I have scrutinized the record and am satisfied that the accused was not prejudiced by the instruction in issue, especially as other instructions stressed that a finding of guilty depended upon whether the court members believed, beyond a reasonable doubt, that the purchase of a prohibited substance from the accused, to which the government witnesses testified, took place, in the face of accused’s testimony that he had never seen the government witnesses “before yesterday,” when he saw them “out in the hall.” See my separate opinion in United States v. Salley, 9 M.J. 189, 193 (C.M.A.1980). I would, therefore, affirm the decision of the United States Navy Court of Military Review. 
      
      . The appellant was tried before a special court-martial convened by Commanding Officer, U.S. Naval Station, Norfolk, Virginia, on 13 specifications of sale, transfer and possession of both marihuana and lysergic acid diethylamide, in contravention of Article 92, Uniform Code of Military Justice, 10 U.S.C. § 892. Appellant was tried by a court consisting of members and, contrary to his pleas, on May 31, 1979, was convicted of the Charge and all specifications. Appellant was sentenced to be reduced to pay grade E-1, confined at hard labor for 3 months, and discharged from the service with a bad-conduct discharge. On July 18, 1979, the convening authority approved the sentence subject to a suspension of all confinement in excess of 85 days.
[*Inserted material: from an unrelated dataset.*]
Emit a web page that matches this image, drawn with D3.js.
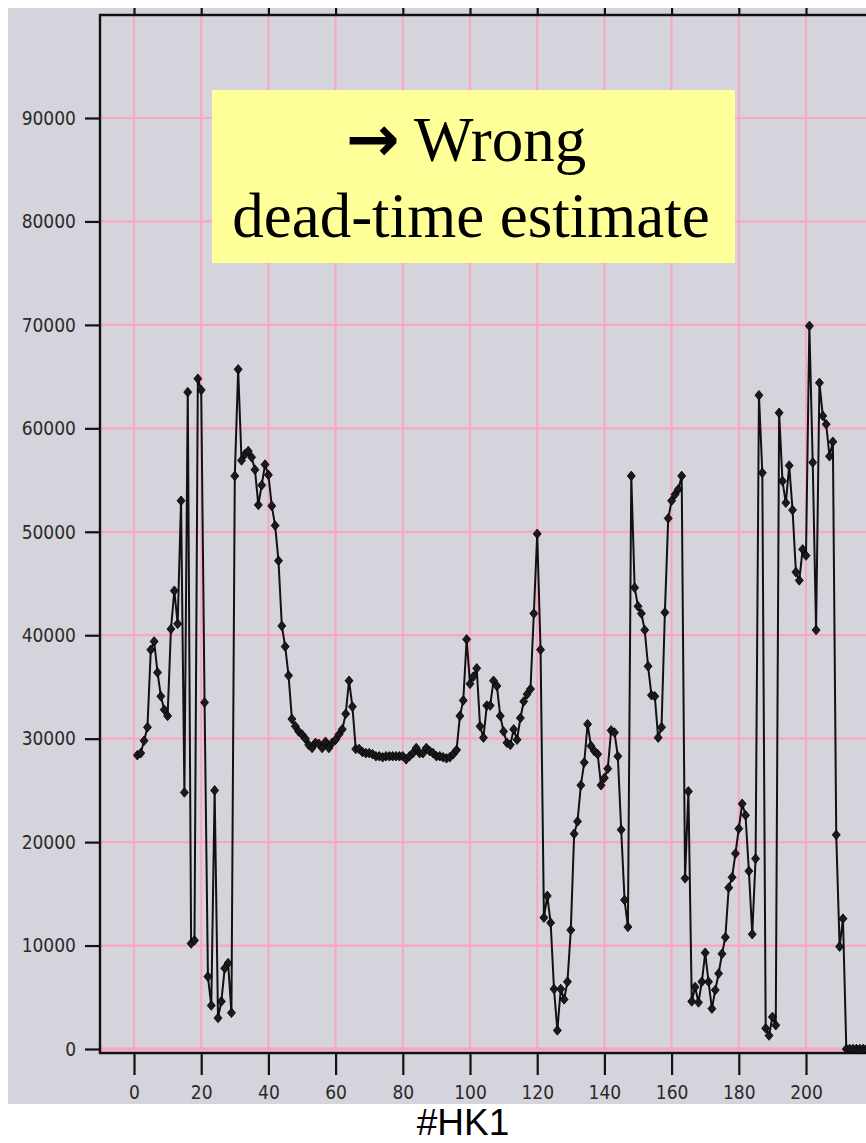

The supervisory authority, on August 15, 1979, also approved the sentence with the same modification regarding confinement. The United States Navy Court of Military Review affirmed the findings and sentence, and this Court, on June 11, 1980, granted the petition for review. (9 M.J. 139).
     
      
      . This is from paragraph 2-4, Department of the Army Pamphlet 27-9, Military Judges’ Guide (19 May 1969).
     
      
      . “Reasonable doubt may be briefly defined as a substantial, honest, conscientious doubt, suggested by the material evidence, or lack of it.”
     
      
      . PROPOSED DEFENSE FINDINGS INSTRUCTION I:
      You are instructed that in the case being considered, if there is a reasonable doubt as to the guilt of the accused, the doubt shall be resolved in favor of the accused and you must acquit him. A “reasonable doubt” is what the words imply, a doubt founded in reason arising from the evidence, or from a lack of it, after consideration of all the evidence. A “reasonable doubt” is not a flimsy, fanciful, imaginative, or fictitious doubt, since such doubts can be raised about anything and everything in the human experience. Rarely, if ever, can anything be proved to an absolute or mathematical certainty, and such a burden is not required of the Government here. Rather, a “reasonable doubt” is a doubt which would cause a reasonably prudent person to hesitate to act in the more important and weighty of his own personal affairs. In considering the evidence in this case, before you may vote for a finding of guilty, you must be convinced to a moral certainty of the accused’s guilt and you must be satisfied that the evidence is such as to exclude every fair and rational hypothesis or theory of innocence. If you are not so convinced and satisfied, then it is your duty to find the accused not guilty.
     
      
      . We do not imply that “some definition of ‘reasonable doubt’ is [not] desirable” or required in certain cases. United States v. Soukup, 2 U.S.C.M.A. 141, 144, 7 C.M.R. 17, 20 (1953). Failure to explain reasonable doubt may constitute error where the request is appropriately made at trial. United States v. Crumb, 10 M.J. 520 (A.C.M.R.1980). This instructional responsibility, however, calls for the finest exercise of the trial judge’s craft and mere recourse to a thesaurus may result in unnecessary error.
     
      
      . Holland v. United States, 348 U.S. 121, 75 S.Ct. 127, 99 L.Ed. 150 (1954); Miles v. United States, 103 U.S. 304, 26 L.Ed. 481 (1880); United States v. Wright, 542 F.2d 975 (7th Cir. 1976), cert. denied, 429 U.S. 1073, 97 S.Ct. 810, 50 L.Ed.2d 790 (1977); United States v. Crouch, 528 F.2d 625 (7th Cir. 1976); United States v. Gratton, 525 F.2d 1161 (7th Cir. 1975); United States v. Shaffner, 524 F.2d 1021 (7th Cir. 1975), cert. denied, 424 U.S. 920, 96 S.Ct. 1126, 47 L.Ed.2d 327 (1976); United States v. Bridges, 499 F.2d 179, 186 (7th Cir. 1974); United States v. Fallen, 498 F.2d 172 (8th Cir. 1974); United States v. Atkins, 487 F.2d 257 (8th Cir. 1973); United States v. Alvero, 470 F.2d 981 (5th Cir. 1972); United States v. Cole, 453 F.2d 902 (8th Cir. 1972), cert. denied, 406 U.S. 922, 92 S.Ct. 1788, 32 L.Ed.2d 122 (1972); Smith v. State, 547 S.W.2d 925 (Tenn.1977), cert. denied, 434 U.S. 849, 98 S.Ct. 159, 54 L.Ed.2d 117 (1977); State v. Davis, 482 S.W.2d 486 (Mo. 1972) (Seiler, J., concurring in the result).
     
      
      . It is noteworthy, however, that the Air Force, Court-Martial Instructions Guide, para. 2-5E, AFM-111-1 (1971), defines reasonable doubt by not including the suspect language.
     
      
      . See Fletcher, “Instructions — An Under-Utilized Opportunity for Advocacy,” 10 The Advocate 7 (1978).